-- TASK TO COMPLETE --
Nothing after the line with "0.0, 0.0, 0.0]" belongs in the copy; extract the lines below from the top through that line, pictures left out.

-- DATA SECTION --

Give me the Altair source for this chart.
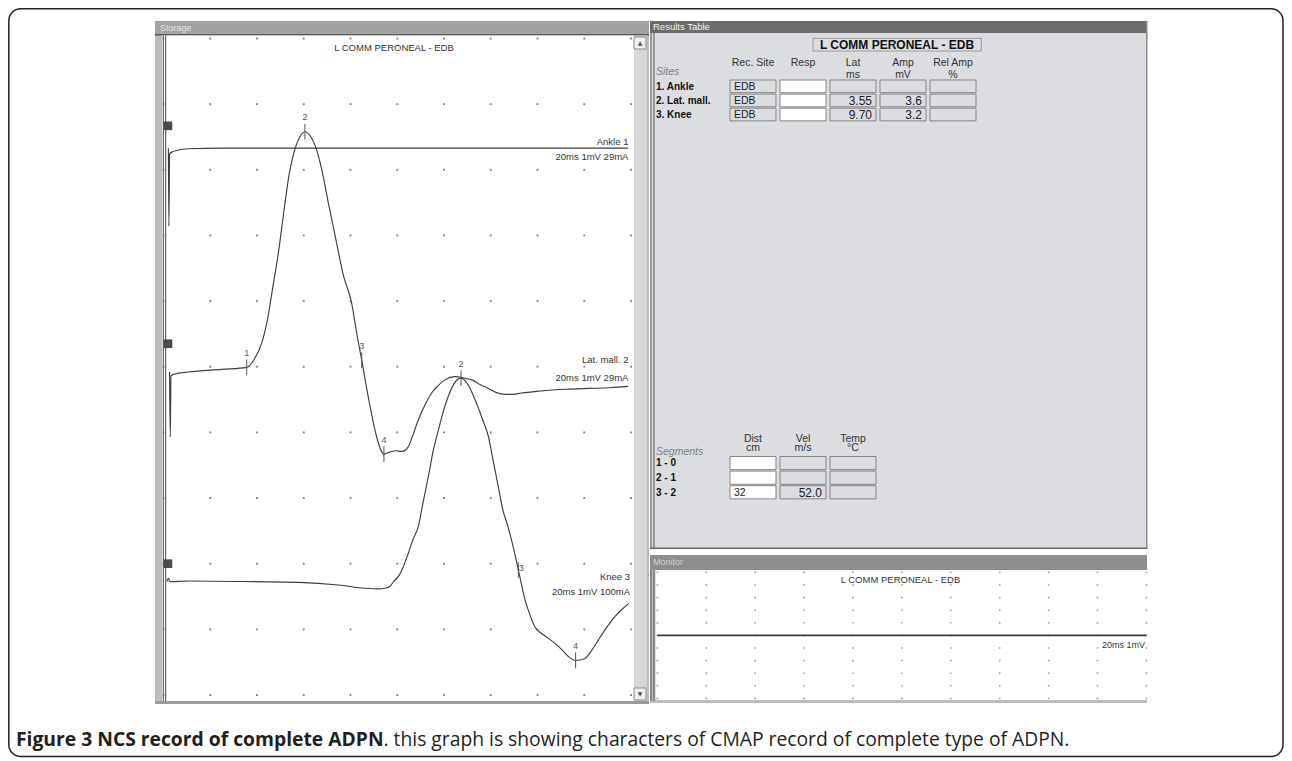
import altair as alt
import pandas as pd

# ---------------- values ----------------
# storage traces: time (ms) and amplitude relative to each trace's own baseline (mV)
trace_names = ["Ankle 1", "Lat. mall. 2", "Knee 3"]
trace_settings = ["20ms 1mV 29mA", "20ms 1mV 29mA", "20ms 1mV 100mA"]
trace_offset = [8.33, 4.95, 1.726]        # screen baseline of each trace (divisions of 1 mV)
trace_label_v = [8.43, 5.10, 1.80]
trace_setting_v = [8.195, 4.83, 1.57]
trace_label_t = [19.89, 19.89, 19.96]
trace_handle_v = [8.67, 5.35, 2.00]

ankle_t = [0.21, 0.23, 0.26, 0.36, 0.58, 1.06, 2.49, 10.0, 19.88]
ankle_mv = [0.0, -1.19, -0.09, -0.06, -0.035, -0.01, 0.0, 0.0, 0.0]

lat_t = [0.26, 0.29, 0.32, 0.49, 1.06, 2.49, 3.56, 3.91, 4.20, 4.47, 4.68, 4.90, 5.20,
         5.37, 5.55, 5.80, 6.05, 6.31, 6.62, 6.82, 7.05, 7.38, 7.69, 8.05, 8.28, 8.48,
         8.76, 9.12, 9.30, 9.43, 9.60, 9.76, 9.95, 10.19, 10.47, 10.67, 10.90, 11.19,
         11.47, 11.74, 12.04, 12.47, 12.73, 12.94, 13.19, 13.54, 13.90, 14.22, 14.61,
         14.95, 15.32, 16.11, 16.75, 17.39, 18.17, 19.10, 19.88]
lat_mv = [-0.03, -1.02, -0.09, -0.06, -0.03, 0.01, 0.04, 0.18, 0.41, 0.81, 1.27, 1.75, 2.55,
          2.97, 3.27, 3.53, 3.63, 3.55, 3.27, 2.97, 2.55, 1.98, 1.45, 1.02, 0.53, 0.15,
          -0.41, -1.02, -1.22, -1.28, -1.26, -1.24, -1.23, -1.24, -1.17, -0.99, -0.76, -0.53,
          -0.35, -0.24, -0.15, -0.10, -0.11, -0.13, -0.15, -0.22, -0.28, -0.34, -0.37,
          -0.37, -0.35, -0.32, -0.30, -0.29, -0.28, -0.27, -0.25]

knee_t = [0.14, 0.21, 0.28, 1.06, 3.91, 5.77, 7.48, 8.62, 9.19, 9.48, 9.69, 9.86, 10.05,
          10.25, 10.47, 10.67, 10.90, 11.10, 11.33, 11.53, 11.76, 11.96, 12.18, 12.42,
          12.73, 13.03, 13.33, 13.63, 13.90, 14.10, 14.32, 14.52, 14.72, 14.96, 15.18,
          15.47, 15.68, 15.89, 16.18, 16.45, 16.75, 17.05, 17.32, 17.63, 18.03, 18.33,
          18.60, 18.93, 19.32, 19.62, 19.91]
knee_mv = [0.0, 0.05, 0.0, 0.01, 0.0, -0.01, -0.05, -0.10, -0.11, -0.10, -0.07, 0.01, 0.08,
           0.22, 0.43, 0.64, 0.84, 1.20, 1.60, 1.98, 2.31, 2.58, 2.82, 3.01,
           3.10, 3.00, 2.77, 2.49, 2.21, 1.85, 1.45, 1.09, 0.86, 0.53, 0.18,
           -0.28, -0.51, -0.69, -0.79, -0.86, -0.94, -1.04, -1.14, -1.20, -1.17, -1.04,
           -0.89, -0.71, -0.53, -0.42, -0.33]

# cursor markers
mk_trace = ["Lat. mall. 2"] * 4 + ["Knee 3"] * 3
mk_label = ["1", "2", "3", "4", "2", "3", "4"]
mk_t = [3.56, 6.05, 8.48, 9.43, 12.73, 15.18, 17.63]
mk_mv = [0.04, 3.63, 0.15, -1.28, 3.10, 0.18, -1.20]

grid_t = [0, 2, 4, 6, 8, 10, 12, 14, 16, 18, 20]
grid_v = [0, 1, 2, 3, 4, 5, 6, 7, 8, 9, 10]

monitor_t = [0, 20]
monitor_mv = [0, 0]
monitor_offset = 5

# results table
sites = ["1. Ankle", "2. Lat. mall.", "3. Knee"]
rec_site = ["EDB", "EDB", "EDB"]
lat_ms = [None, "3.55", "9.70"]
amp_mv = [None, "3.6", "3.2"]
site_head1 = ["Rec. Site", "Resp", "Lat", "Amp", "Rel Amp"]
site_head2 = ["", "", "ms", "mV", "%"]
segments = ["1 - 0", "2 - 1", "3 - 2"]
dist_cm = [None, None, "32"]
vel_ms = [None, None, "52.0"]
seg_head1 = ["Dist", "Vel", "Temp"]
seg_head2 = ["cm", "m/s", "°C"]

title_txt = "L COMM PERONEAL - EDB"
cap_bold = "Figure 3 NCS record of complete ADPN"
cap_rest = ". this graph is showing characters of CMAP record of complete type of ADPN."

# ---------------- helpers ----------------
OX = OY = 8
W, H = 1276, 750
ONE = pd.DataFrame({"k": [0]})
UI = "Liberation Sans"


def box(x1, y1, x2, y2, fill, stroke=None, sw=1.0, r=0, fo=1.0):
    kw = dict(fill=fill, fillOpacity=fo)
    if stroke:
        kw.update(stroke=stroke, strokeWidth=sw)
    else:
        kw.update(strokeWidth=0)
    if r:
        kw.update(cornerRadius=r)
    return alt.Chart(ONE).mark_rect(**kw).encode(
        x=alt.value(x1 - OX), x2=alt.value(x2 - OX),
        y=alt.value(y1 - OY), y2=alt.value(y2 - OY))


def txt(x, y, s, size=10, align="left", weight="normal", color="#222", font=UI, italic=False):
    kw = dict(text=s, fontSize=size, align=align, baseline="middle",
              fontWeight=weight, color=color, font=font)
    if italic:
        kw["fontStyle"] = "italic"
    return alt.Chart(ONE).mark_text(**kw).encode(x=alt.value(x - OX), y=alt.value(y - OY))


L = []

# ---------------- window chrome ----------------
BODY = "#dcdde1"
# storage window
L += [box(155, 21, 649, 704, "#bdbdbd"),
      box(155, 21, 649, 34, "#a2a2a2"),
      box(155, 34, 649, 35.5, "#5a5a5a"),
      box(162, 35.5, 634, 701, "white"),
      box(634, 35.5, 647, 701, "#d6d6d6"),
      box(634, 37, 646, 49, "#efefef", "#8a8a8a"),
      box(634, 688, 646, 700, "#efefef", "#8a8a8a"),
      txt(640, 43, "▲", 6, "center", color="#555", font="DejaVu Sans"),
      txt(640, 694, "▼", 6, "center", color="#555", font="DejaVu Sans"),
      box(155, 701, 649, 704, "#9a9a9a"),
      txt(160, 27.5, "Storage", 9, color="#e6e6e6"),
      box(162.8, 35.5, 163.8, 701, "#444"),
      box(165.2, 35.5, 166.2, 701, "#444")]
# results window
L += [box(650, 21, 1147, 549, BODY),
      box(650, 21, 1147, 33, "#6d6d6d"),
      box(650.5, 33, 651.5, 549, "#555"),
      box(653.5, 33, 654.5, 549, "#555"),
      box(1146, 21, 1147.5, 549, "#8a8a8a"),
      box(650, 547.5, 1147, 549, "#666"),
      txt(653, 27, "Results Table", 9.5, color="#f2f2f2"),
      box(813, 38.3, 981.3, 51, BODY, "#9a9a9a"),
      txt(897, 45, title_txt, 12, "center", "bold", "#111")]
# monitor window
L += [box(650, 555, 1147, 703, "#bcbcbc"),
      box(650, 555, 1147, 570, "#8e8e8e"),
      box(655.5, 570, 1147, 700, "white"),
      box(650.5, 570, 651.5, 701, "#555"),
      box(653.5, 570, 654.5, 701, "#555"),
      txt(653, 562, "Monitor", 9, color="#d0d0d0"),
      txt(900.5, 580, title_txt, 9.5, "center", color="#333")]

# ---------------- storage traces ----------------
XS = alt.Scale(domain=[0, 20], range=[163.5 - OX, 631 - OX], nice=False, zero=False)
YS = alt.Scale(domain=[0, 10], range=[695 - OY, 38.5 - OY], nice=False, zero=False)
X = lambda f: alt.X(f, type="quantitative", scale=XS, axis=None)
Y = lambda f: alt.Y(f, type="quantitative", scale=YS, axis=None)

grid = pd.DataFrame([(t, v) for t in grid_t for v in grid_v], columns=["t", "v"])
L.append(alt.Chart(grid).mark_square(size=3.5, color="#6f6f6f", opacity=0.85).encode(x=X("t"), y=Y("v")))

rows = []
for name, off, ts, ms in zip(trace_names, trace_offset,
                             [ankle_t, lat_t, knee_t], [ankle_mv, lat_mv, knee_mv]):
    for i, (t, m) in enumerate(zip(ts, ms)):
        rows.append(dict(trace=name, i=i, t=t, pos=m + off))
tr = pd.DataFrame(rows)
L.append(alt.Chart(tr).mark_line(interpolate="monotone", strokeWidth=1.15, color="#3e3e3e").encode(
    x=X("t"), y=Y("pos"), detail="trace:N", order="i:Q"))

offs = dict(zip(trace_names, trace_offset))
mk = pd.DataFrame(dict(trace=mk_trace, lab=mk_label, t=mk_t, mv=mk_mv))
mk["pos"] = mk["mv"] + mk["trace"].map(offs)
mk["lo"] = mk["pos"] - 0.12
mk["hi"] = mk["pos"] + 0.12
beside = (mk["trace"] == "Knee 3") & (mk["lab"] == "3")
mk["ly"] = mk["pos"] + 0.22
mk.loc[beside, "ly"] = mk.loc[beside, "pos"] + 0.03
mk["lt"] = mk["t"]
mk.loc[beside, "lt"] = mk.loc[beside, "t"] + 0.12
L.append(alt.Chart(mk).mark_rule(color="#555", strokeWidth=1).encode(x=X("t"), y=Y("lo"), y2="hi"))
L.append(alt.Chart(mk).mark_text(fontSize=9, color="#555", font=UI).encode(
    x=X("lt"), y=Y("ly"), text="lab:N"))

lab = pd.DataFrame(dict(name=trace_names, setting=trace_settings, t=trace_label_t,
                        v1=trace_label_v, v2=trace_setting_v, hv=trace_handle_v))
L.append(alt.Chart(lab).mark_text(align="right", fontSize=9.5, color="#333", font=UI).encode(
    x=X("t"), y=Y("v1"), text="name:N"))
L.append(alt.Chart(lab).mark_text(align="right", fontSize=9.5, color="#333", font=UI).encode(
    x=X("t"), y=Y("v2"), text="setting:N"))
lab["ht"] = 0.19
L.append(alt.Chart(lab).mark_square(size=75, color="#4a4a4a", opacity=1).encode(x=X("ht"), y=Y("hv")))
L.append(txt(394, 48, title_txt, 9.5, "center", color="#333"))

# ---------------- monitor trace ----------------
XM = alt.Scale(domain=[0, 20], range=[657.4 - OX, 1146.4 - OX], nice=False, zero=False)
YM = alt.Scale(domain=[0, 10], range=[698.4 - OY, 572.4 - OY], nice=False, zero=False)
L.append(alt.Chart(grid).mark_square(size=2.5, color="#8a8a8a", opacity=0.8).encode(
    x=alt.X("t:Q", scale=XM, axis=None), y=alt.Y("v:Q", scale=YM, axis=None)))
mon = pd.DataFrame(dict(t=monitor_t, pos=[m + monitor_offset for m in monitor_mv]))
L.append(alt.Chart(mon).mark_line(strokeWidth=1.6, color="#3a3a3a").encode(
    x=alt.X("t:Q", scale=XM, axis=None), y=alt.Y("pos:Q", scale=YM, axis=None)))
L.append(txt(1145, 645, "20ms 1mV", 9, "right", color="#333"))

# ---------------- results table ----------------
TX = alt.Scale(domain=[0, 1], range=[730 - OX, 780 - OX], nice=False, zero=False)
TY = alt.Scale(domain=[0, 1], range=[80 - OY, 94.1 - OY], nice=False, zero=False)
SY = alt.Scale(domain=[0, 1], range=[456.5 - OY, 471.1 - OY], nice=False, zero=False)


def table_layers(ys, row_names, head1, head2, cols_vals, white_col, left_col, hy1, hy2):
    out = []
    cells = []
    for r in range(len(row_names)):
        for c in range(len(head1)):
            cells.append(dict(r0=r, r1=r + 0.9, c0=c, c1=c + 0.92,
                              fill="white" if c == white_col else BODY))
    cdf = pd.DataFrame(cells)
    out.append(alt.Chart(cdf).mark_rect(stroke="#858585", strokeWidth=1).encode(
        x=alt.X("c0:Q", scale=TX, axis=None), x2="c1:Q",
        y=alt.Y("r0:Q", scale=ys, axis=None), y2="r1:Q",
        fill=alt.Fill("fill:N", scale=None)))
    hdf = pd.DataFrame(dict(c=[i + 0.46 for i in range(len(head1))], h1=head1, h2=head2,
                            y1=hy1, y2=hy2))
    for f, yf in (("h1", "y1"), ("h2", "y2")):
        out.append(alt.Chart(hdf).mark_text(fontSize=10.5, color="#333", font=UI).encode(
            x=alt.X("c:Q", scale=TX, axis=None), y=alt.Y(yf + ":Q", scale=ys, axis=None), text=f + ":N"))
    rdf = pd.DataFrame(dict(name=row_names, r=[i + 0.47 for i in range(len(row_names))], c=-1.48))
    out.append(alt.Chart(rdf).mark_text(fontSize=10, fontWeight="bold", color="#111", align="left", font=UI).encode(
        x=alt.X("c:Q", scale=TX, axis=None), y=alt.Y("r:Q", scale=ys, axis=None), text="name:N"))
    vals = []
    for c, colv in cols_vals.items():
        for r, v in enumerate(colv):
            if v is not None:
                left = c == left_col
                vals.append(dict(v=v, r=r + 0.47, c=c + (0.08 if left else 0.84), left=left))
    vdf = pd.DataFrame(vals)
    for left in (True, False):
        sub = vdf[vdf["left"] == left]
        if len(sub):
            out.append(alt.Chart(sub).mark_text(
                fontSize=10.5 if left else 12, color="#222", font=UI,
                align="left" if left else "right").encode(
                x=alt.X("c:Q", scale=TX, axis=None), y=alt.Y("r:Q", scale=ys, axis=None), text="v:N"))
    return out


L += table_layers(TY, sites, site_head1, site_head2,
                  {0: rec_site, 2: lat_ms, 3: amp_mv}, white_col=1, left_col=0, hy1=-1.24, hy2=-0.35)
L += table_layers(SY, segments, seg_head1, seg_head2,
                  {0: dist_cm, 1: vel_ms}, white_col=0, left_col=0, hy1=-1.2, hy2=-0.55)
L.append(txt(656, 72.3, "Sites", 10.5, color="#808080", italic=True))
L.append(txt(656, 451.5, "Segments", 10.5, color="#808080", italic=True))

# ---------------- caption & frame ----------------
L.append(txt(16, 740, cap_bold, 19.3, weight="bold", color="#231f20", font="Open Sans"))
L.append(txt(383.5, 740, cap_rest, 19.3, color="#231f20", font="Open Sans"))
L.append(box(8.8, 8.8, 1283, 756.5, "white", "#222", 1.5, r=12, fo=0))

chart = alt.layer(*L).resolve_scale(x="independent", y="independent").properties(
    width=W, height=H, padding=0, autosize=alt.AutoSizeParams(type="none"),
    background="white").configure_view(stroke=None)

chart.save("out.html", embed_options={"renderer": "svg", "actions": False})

-- WRITTEN SOLUTION --
Give me the Altair source for this chart.
import altair as alt
import pandas as pd

# ---------------- values ----------------
# storage traces: time (ms) and amplitude relative to each trace's own baseline (mV)
trace_names = ["Ankle 1", "Lat. mall. 2", "Knee 3"]
trace_settings = ["20ms 1mV 29mA", "20ms 1mV 29mA", "20ms 1mV 100mA"]
trace_offset = [8.33, 4.95, 1.726]        # screen baseline of each trace (divisions of 1 mV)
trace_label_v = [8.43, 5.10, 1.80]
trace_setting_v = [8.195, 4.83, 1.57]
trace_label_t = [19.89, 19.89, 19.96]
trace_handle_v = [8.67, 5.35, 2.00]

ankle_t = [0.21, 0.23, 0.26, 0.36, 0.58, 1.06, 2.49, 10.0, 19.88]
ankle_mv = [0.0, -1.19, -0.09, -0.06, -0.035, -0.01, 0.0, 0.0, 0.0]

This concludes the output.